The Kenyan authorities have recently launched the second phase of the sanitation project around the Nairobi River that runs through the Kenyan capital. The project is financed via loans from the African Development Bank (AfDB), the Agence Française de Développement (AFD) and the World Bank.
The second phase of the Nairobi River Sanitation Improvement Project has just been launched by the Kenyan authorities. Carried out within the framework of the Nairobi River Basin Rehabilitation and Restoration Programme (NaRSIP), the project is financed by several donors including the African Development Bank (AfDB).
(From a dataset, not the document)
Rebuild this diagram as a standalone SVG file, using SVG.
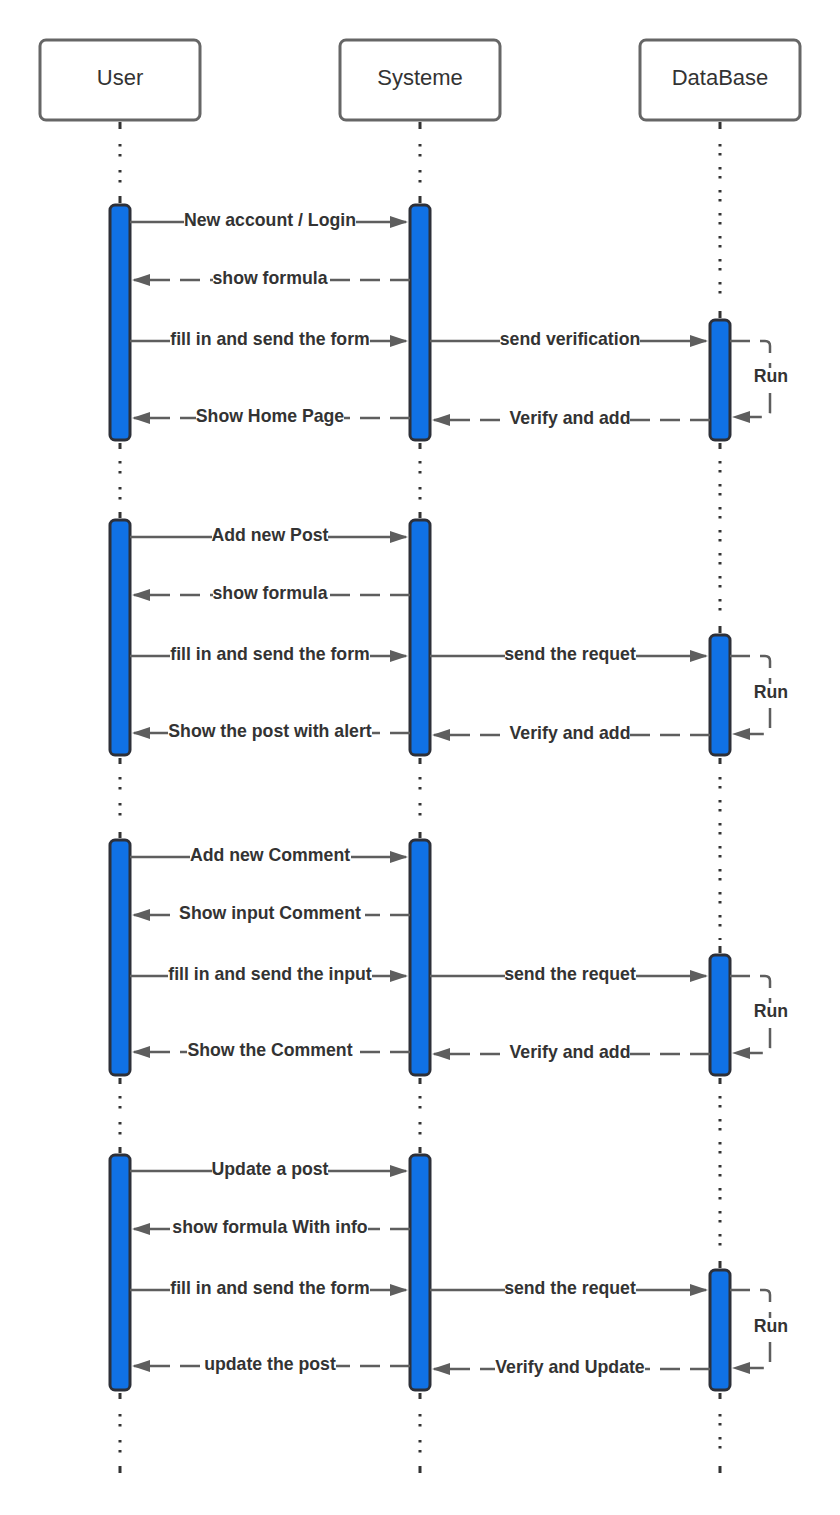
<svg xmlns="http://www.w3.org/2000/svg" width="840" height="1515" viewBox="0 0 840 1515">
<style>
.box{fill:#fff;stroke:#666;stroke-width:3}
.title{font-family:"Liberation Sans",Arial,sans-serif;font-size:22px;fill:#333;text-anchor:middle}
.life{fill:none;stroke:#333;stroke-width:3}
.dots{fill:none;stroke:#333;stroke-width:3;stroke-dasharray:2.5 7.5 2.5 13.5}
.act{fill:#1071e5;stroke:#2d3039;stroke-width:3}
.msg{fill:none;stroke:#5e5e5e;stroke-width:2.5;marker-end:url(#ah)}
.dash{stroke-dasharray:20 10}
.lbl{font-family:"Liberation Sans",Arial,sans-serif;font-size:17.7px;font-weight:bold;fill:#333;text-anchor:middle}
.bg{fill:#fff}
</style>
<defs>
<marker id="ah" markerUnits="userSpaceOnUse" markerWidth="18" markerHeight="14" viewBox="0 0 18 14" refX="16" refY="7" orient="auto">
<path d="M0,1 L18,7 L0,13 z" fill="#5e5e5e"/>
</marker>
</defs>
<rect width="840" height="1515" fill="#fff"/>

<g id="lifelines">
<path class="life" d="M120,122v7M120,196v7M120,443v6M120,512v6M120,758v6M120,832v6M120,1078v6M120,1147v6M120,1393v6M120,1466v7"/>
<path class="dots" d="M120,144V190M120,461V500M120,777V820M120,1096V1140M120,1414V1460"/>
<path class="life" d="M420,122v7M420,196v7M420,443v6M420,512v6M420,758v6M420,832v6M420,1078v6M420,1147v6M420,1393v6M420,1466v7"/>
<path class="dots" d="M420,144V190M420,461V500M420,777V820M420,1096V1140M420,1414V1460"/>
<path class="life" d="M720,122v7M720,311v7M720,443v6M720,626v7M720,758v6M720,946v7M720,1078v6M720,1261v7M720,1393v6M720,1466v7"/>
<path class="dots" style="stroke-dasharray:2.5 6.5 2.5 11.5" d="M720,144V305M720,461V620M720,777V940M720,1096V1255M720,1414V1460"/>
</g>

<g id="user"><rect class="box" x="40" y="40" width="160" height="80" rx="6"/><text class="title" x="120" y="85">User</text></g>
<g id="systeme"><rect class="box" x="340" y="40" width="160" height="80" rx="6"/><text class="title" x="420" y="85">Systeme</text></g>
<g id="database"><rect class="box" x="640" y="40" width="160" height="80" rx="6"/><text class="title" x="720" y="85">DataBase</text></g>

<g id="activations">
<rect class="act" x="110" y="205" width="20" height="235" rx="5"/>
<rect class="act" x="410" y="205" width="20" height="235" rx="5"/>
<rect class="act" x="710" y="320" width="20" height="120" rx="5"/>
<rect class="act" x="110" y="520" width="20" height="235" rx="5"/>
<rect class="act" x="410" y="520" width="20" height="235" rx="5"/>
<rect class="act" x="710" y="635" width="20" height="120" rx="5"/>
<rect class="act" x="110" y="840" width="20" height="235" rx="5"/>
<rect class="act" x="410" y="840" width="20" height="235" rx="5"/>
<rect class="act" x="710" y="955" width="20" height="120" rx="5"/>
<rect class="act" x="110" y="1155" width="20" height="235" rx="5"/>
<rect class="act" x="410" y="1155" width="20" height="235" rx="5"/>
<rect class="act" x="710" y="1270" width="20" height="120" rx="5"/>
</g>

<g id="connectors">
<!-- block 1 -->
<path class="msg" d="M130,222H406"/>
<path class="msg dash" d="M410,280H134"/>
<path class="msg" d="M130,341H406"/>
<path class="msg" d="M430,341H706"/>
<path class="msg dash" d="M410,418H134"/>
<path class="msg dash" d="M710,420H434"/>
<path class="msg dash" d="M730,341H765Q770,341 770,346V412Q770,417 765,417H734"/>
<!-- block 2 -->
<path class="msg" d="M130,537H406"/>
<path class="msg dash" d="M410,595H134"/>
<path class="msg" d="M130,656H406"/>
<path class="msg" d="M430,656H706"/>
<path class="msg dash" d="M410,733H134"/>
<path class="msg dash" d="M710,735H434"/>
<path class="msg dash" d="M730,656H765Q770,656 770,661V729Q770,734 765,734H734"/>
<!-- block 3 -->
<path class="msg" d="M130,857H406"/>
<path class="msg dash" d="M410,915H134"/>
<path class="msg" d="M130,976H406"/>
<path class="msg" d="M430,976H706"/>
<path class="msg dash" d="M410,1052H134"/>
<path class="msg dash" d="M710,1054H434"/>
<path class="msg dash" d="M730,976H765Q770,976 770,981V1048Q770,1053 765,1053H734"/>
<!-- block 4 -->
<path class="msg" d="M130,1171H406"/>
<path class="msg dash" d="M410,1229H134"/>
<path class="msg" d="M130,1290H406"/>
<path class="msg" d="M430,1290H706"/>
<path class="msg dash" d="M410,1366H134"/>
<path class="msg dash" d="M710,1369H434"/>
<path class="msg dash" d="M730,1290H765Q770,1290 770,1295V1363Q770,1368 765,1368H734"/>
</g>

<g id="labels">
<rect class="bg" x="184" y="217" width="172" height="10"/><text class="lbl" x="270" y="226">New account / Login</text>
<rect class="bg" x="213" y="275" width="114" height="10"/><text class="lbl" x="270" y="284">show formula</text>
<rect class="bg" x="170" y="336" width="200" height="10"/><text class="lbl" x="270" y="345">fill in and send the form</text>
<rect class="bg" x="500" y="336" width="140" height="10"/><text class="lbl" x="570" y="345">send verification</text>
<rect class="bg" x="196" y="413" width="148" height="10"/><text class="lbl" x="270" y="422">Show Home Page</text>
<rect class="bg" x="510" y="415" width="120" height="10"/><text class="lbl" x="570" y="424">Verify and add</text>
<rect class="bg" x="754" y="368" width="34" height="21"/><text class="lbl" x="771" y="382">Run</text>

<rect class="bg" x="212" y="532" width="116" height="10"/><text class="lbl" x="270" y="541">Add new Post</text>
<rect class="bg" x="213" y="590" width="114" height="10"/><text class="lbl" x="270" y="599">show formula</text>
<rect class="bg" x="170" y="651" width="200" height="10"/><text class="lbl" x="270" y="660">fill in and send the form</text>
<rect class="bg" x="505" y="651" width="131" height="10"/><text class="lbl" x="570" y="660">send the requet</text>
<rect class="bg" x="168" y="728" width="204" height="10"/><text class="lbl" x="270" y="737">Show the post with alert</text>
<rect class="bg" x="510" y="730" width="120" height="10"/><text class="lbl" x="570" y="739">Verify and add</text>
<rect class="bg" x="754" y="684" width="34" height="21"/><text class="lbl" x="771" y="698">Run</text>

<rect class="bg" x="190" y="852" width="161" height="10"/><text class="lbl" x="270" y="861">Add new Comment</text>
<rect class="bg" x="175" y="910" width="190" height="10"/><text class="lbl" x="270" y="919">Show input Comment</text>
<rect class="bg" x="168" y="971" width="204" height="10"/><text class="lbl" x="270" y="980">fill in and send the input</text>
<rect class="bg" x="505" y="971" width="131" height="10"/><text class="lbl" x="570" y="980">send the requet</text>
<rect class="bg" x="187" y="1047" width="166" height="10"/><text class="lbl" x="270" y="1056">Show the Comment</text>
<rect class="bg" x="510" y="1049" width="120" height="10"/><text class="lbl" x="570" y="1058">Verify and add</text>
<rect class="bg" x="754" y="1003" width="34" height="21"/><text class="lbl" x="771" y="1017">Run</text>

<rect class="bg" x="212" y="1166" width="116" height="10"/><text class="lbl" x="270" y="1175">Update a post</text>
<rect class="bg" x="173" y="1224" width="195" height="10"/><text class="lbl" x="270" y="1233">show formula With info</text>
<rect class="bg" x="170" y="1285" width="200" height="10"/><text class="lbl" x="270" y="1294">fill in and send the form</text>
<rect class="bg" x="505" y="1285" width="131" height="10"/><text class="lbl" x="570" y="1294">send the requet</text>
<rect class="bg" x="204" y="1361" width="132" height="10"/><text class="lbl" x="270" y="1370">update the post</text>
<rect class="bg" x="495" y="1364" width="150" height="10"/><text class="lbl" x="570" y="1373">Verify and Update</text>
<rect class="bg" x="754" y="1318" width="34" height="21"/><text class="lbl" x="771" y="1332">Run</text>
</g>
</svg>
According to the financial institution based in Abidjan, Ivory Coast, the second phase of the sanitation project aims to improve access, quality, availability and sustainability of wastewater management services in the capital in order to contribute to the restoration of the Nairobi river basin. “The project will build on the achievements of NaRSIP Phase I to increase sewerage coverage from 48% currently to 70% by 2023 and provide 12,000 new (household) sewerage connections, serving about 500,000 Nairobi residents,” says Michael Thuita, Director General of the Athi Water Works Development Agency (AWWDA).
Delivery of the works in December 2023
In addition to the AfDB, the Nairobi River Basin Rehabilitation and Restoration Programme is financed by the World Bank and the French Development Agency (AFD). These development banks will help the Kenyan government to mobilize the 11 billion Kenyan shillings (101.3 million dollars) needed to improve sanitation in the Nairobi River Basin.
“So far, the financing and subsidiary loan agreements have been signed between the National Treasury and the AfDB. The government has provided 2 billion shillings (US$18.4 million) for the financial year 2020/2021,” explains Mr Makori of the Kenyan Treasury. These funds will facilitate the start of work, notably the rehabilitation and construction of wastewater treatment facilities in Dandora and the laying of 220 km of sewerage network, including sludge management infrastructure.
The Nairobi River Basin Rehabilitation and Restoration Programme will also enable the construction and rehabilitation of 100 sanitary blocks in Nairobi’s underprivileged neighbourhoods. The AfDB estimates that the programme will also provide capacity building for public utilities such as the Athi Water Services Board (AWSB) and Nairobi City Water and Sewerage Company (NCWSC). The Kenyan authorities plan to take delivery of the new sanitation facilities before the end of December 2023.